Conversion and Exchange of Equity in the Merger
Immediately prior to the effective time of the Irish Domestication Merger, each issued and outstanding unit of APHC sold in APHC’s initial public offering (“APHC Public Unit”), consisting of one APHC Class A Ordinary Share and one-third of one APHC warrant (“APHC Public Warrant”), that had not been previously separated into its component parts upon the request of the holder thereof was automatically separated into its component parts of one APHC Class A Ordinary Share and one-third of one APHC Public Warrant.

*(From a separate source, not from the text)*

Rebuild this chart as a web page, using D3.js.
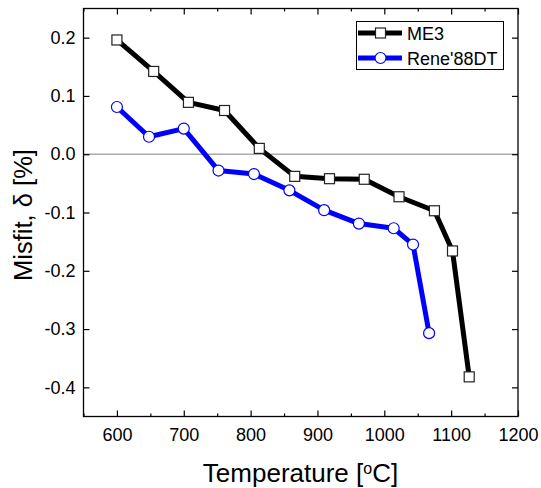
<!DOCTYPE html>
<html><head><meta charset="utf-8">
<script src="https://cdn.jsdelivr.net/npm/d3@7"></script>
<style>body{margin:0;background:#fff}svg{display:block}text{font-family:"Liberation Sans",Arial,sans-serif}</style>
</head><body>
<svg id="c" width="541" height="488"></svg>
<script>
const me3Temp = [600, 655, 707, 761, 813, 866, 918, 970, 1022, 1075, 1102, 1127];
const me3Misfit = [0.196, 0.142, 0.089, 0.075, 0.010, -0.038, -0.042, -0.043, -0.073, -0.097, -0.166, -0.382];
const reneTemp = [600, 648, 700, 752, 805, 858, 910, 962, 1014, 1043, 1067];
const reneMisfit = [0.081, 0.030, 0.044, -0.028, -0.034, -0.062, -0.096, -0.119, -0.127, -0.155, -0.307];
const xTicks = [600, 700, 800, 900, 1000, 1100, 1200];
const xMinor = [550, 650, 750, 850, 950, 1050, 1150];
const yTicks = [0.2, 0.1, 0.0, -0.1, -0.2, -0.3, -0.4];
const seriesNames = ["ME3", "Rene'88DT"];

const svg = d3.select("#c");
const L = 83.5, R = 518, T = 8.5, B = 416.5;
const x = d3.scaleLinear().domain([550, 1200]).range([L, R]);
const y = d3.scaleLinear().domain([-0.45, 0.25]).range([B, T]);

// zero line
svg.append("line").attr("x1", L).attr("x2", R).attr("y1", y(0)).attr("y2", y(0))
  .attr("stroke", "#aaaaaa").attr("stroke-width", 1.5);

const fmt = d => d3.format(".1f")(d).replace("\u2212", "-");
const gBottom = svg.append("g").attr("transform", `translate(0,${B})`)
  .call(d3.axisBottom(x).tickValues(xTicks).tickSizeInner(-6).tickSizeOuter(0).tickPadding(12).tickFormat(d3.format("d")));
const gBottomMinor = svg.append("g").attr("transform", `translate(0,${B})`)
  .call(d3.axisBottom(x).tickValues(xMinor).tickSizeInner(-3).tickSizeOuter(0).tickFormat(""));
const gTop = svg.append("g").attr("transform", `translate(0,${T})`)
  .call(d3.axisTop(x).tickValues(xTicks).tickSizeInner(-6).tickSizeOuter(0).tickFormat(""));
const gTopMinor = svg.append("g").attr("transform", `translate(0,${T})`)
  .call(d3.axisTop(x).tickValues(xMinor).tickSizeInner(-3).tickSizeOuter(0).tickFormat(""));
const gLeft = svg.append("g").attr("transform", `translate(${L},0)`)
  .call(d3.axisLeft(y).tickValues(yTicks).tickSizeInner(-6).tickSizeOuter(0).tickPadding(8).tickFormat(fmt));
const gRight = svg.append("g").attr("transform", `translate(${R},0)`)
  .call(d3.axisRight(y).tickValues(yTicks).tickSizeInner(-6).tickSizeOuter(0).tickFormat(""));
[gBottom, gBottomMinor, gTop, gTopMinor, gLeft, gRight].forEach(g => {
  g.select(".domain").remove();
  g.selectAll("line").attr("stroke", "#000").attr("stroke-width", 1.2);
  g.selectAll("text").attr("fill", "#000").style("font-size", "18px");
});

svg.append("rect").attr("x", L).attr("y", T).attr("width", R - L).attr("height", B - T)
  .attr("fill", "none").attr("stroke", "#000").attr("stroke-width", 1.3);

// lines
const line = d3.line().x(d => x(d[0])).y(d => y(d[1]));
const me3 = me3Temp.map((t, i) => [t, me3Misfit[i]]);
const rene = reneTemp.map((t, i) => [t, reneMisfit[i]]);
svg.append("path").datum(rene).attr("d", line).attr("fill", "none").attr("stroke", "#0000ff").attr("stroke-width", 5).attr("stroke-linejoin", "round");
svg.append("path").datum(me3).attr("d", line).attr("fill", "none").attr("stroke", "#000").attr("stroke-width", 5).attr("stroke-linejoin", "round");
svg.selectAll(".sq").data(me3).enter().append("rect")
  .attr("x", d => x(d[0]) - 5).attr("y", d => y(d[1]) - 5).attr("width", 10).attr("height", 10)
  .attr("fill", "#fff").attr("stroke", "#222").attr("stroke-width", 1.2);
svg.selectAll(".ci").data(rene).enter().append("circle")
  .attr("cx", d => x(d[0])).attr("cy", d => y(d[1])).attr("r", 5.5)
  .attr("fill", "#fff").attr("stroke", "#0000ff").attr("stroke-width", 1.2);

// legend
const lg = svg.append("g");
lg.append("rect").attr("x", 356.5).attr("y", 21.5).attr("width", 147).attr("height", 48)
  .attr("fill", "#fff").attr("stroke", "#000").attr("stroke-width", 1);
lg.append("line").attr("x1", 358).attr("x2", 402).attr("y1", 33).attr("y2", 33).attr("stroke", "#000").attr("stroke-width", 5);
lg.append("rect").attr("x", 375.5).attr("y", 28).attr("width", 10).attr("height", 10).attr("fill", "#fff").attr("stroke", "#222").attr("stroke-width", 1.2);
lg.append("line").attr("x1", 358).attr("x2", 402).attr("y1", 58).attr("y2", 58).attr("stroke", "#0000ff").attr("stroke-width", 5);
lg.append("circle").attr("cx", 380.5).attr("cy", 58).attr("r", 5.5).attr("fill", "#fff").attr("stroke", "#0000ff").attr("stroke-width", 1.2);
lg.append("text").attr("x", 407).attr("y", 39.5).style("font-size", "18px").text(seriesNames[0]);
lg.append("text").attr("x", 407).attr("y", 64.5).style("font-size", "18px").text(seriesNames[1]);

// axis titles
const xt = svg.append("text").attr("x", 300.5).attr("y", 482).attr("text-anchor", "middle").style("font-size", "26px");
xt.append("tspan").text("Temperature [");
xt.append("tspan").attr("baseline-shift", "super").style("font-size", "16px").text("o");
xt.append("tspan").text("C]");
svg.append("text").attr("transform", "translate(32,215) rotate(-90)").attr("text-anchor", "middle")
  .style("font-size", "25.5px").text("Misfit, δ [%]");
</script>
</body></html>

At the effective time of the Irish Domestication Merger, (i) each issued and outstanding APHC Class A Ordinary Share (each of the issued and outstanding APHC Class B Ordinary Shares, par value $0.0001 per share (the “APHC Class B Ordinary Shares”), having been converted on a one-for-one basis into APHC Class A Ordinary Shares immediately prior to the effective time of the Irish Domestication Merger), was automatically cancelled and converted into the right to receive one ordinary share, nominal value of $0.01 per share, of the Company (the “MariaDB Ordinary Shares”); (ii) the issued and outstanding APHC Public Warrants were automatically adjusted to become redeemable warrants to acquire MariaDB Ordinary Shares (the “MariaDB Public Warrants”); and (iii) the issued and outstanding warrants originally issued to Angel Pond Partners LLC, APHC’s sponsor (the “Sponsor”), in a private placement (the “APHC Private Warrants”) were automatically adjusted to become warrants to acquire MariaDB Ordinary Shares (the “MariaDB Private Warrants,” and together with the MariaDB Public Warrants, the “MariaDB Warrants”).
In connection with and prior to the Merger, certain issued and outstanding warrant rights to purchase Series C Preferred Shares of Legacy MariaDB were exercised for 2,952,847 Legacy MariaDB Series C Preferred Shares.
Prior to the effective time of the Merger, each Series A Preferred Share, Series B Preferred Share, Series C Preferred Share, and Series D Preferred Share of Legacy MariaDB (collectively, the “Legacy MariaDB Preferred Shares”) issued and outstanding automatically converted into common shares of Legacy MariaDB (“Legacy MariaDB Ordinary Shares,” and together with the Legacy MariaDB Preferred Shares, the “Legacy MariaDB Shares”) in accordance with the conversion mechanism set forth in Legacy MariaDB’s articles of association and the Shareholders’ Agreement of Legacy MariaDB, as amended and restated as of January 31, 2022.